Una qualunque delle strade prospettabili avrebbe in ogni caso significato per l'elettorato il male minore. Tutti hanno capito: l'opposizione che non avrebbe avuto senso vincere senza avversario; la maggioranza che non avrebbe avuto senso mettere il paese a ferro e fuoco per la mancata partecipazione al confronto.

Il "dilemma democratico" – che ora finisce al vaglio della Consulta – era questo: e ancora una volta la politica, l'esercizio nobile della gestione del bene comune, avrà abdicato agli avvocati la sua missione in nome di una ben più prosaica volontà di sopravvivenza.
E mentre la tenzone si fa sempre più di carta, il paese chiede soluzioni vere.
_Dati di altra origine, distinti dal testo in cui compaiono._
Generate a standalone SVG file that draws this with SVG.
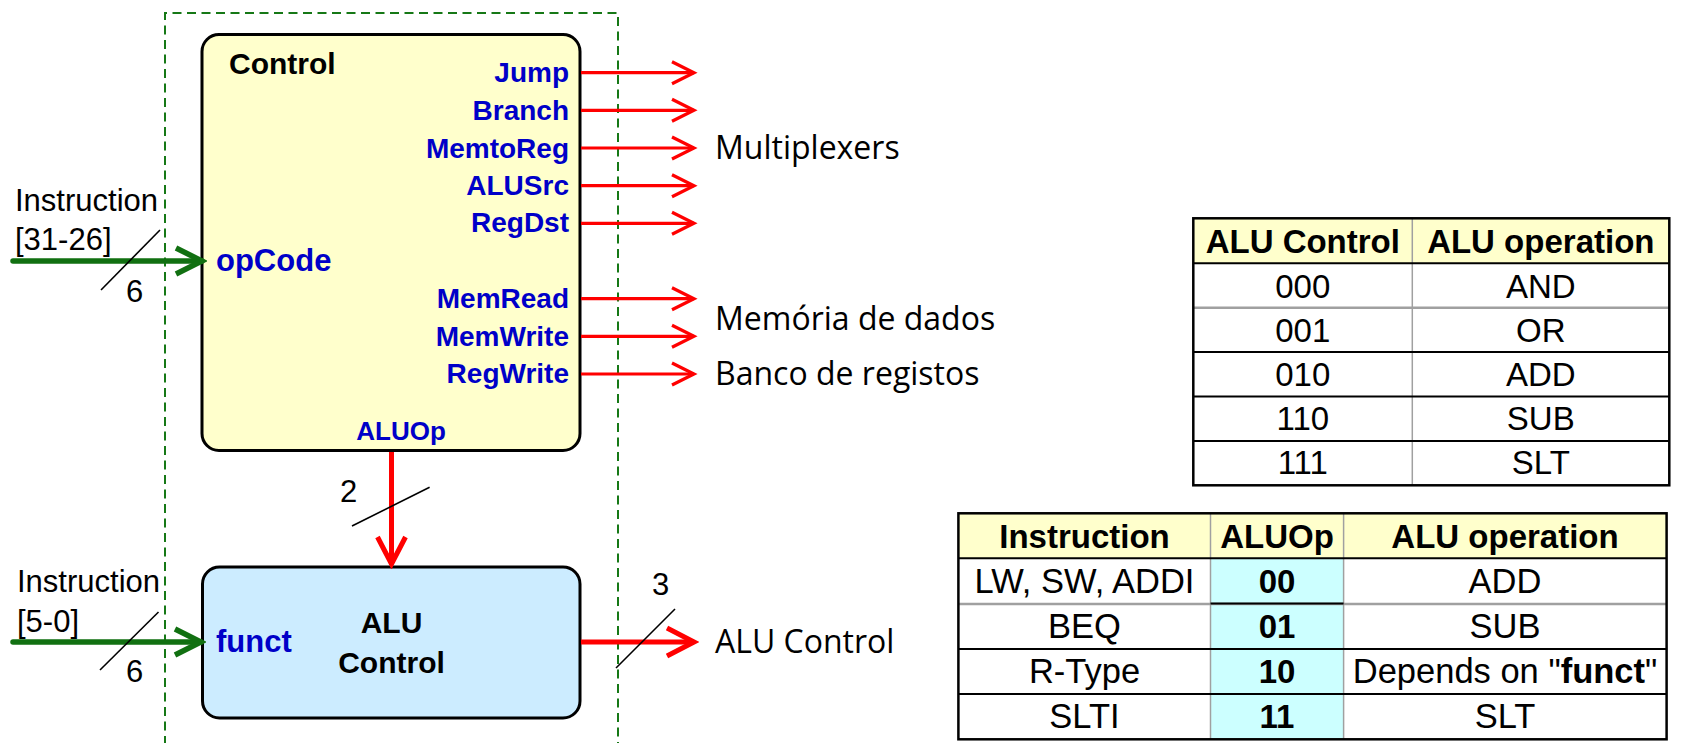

Che sono quelle legate all'economia, a una ripresa ancora frammentaria e ritardata, alle infrastrutture carenti - freno allo sviluppo di tutto il territorio -, alle riforme che non arrivano e invece servirebbero a dare slancio alle forze migliori del paese.

Come sono, ad esempio, gli industriosi animatori del Club dei 15, il meglio dei distretti italiani, di cui parliamo in prima e a pagina 16: sono un caso di eccellenza, che ha saputo spesso resistere alla crisi ed è replicabile.

È questo il paese di cui la politica non parla perchè persa nelle fumisterie di schieramento. Un'altra prova? Ancora dal sondaggio piemontese: la Tav, la sofferta tratta ad alta velocità Torino-Lione, è ormai obiettivo più che condiviso anche nella sinistra (del resto il 76% dei cittadini della regione lo considera un beneficio). A questo dunque deve guardare chi chiede consenso. Alla competizione sui grandi temi di modernizzazione del paese.

E nemmeno gridare sempre e solo all'emergenza democratica è una strada proficua. È auspicabile che lo comprenda anche il Pd cui alcuni vorrebbero imporre – da spalti d'inchiosto o da tribune web – la soluzione del tirare la corda al massimo della resistenza.
Una volta che la corda fosse spezzata, si avrebbe solo un paese diviso in due, ferito e smarrito: Berlusconi a gridare al golpe comunista, i regicidi a cantare vittoria senza i voti per renderla verosimile. Gli italiani a guardare il triste spettacolo. Nessuno paga il biglietto per questo genere di repliche.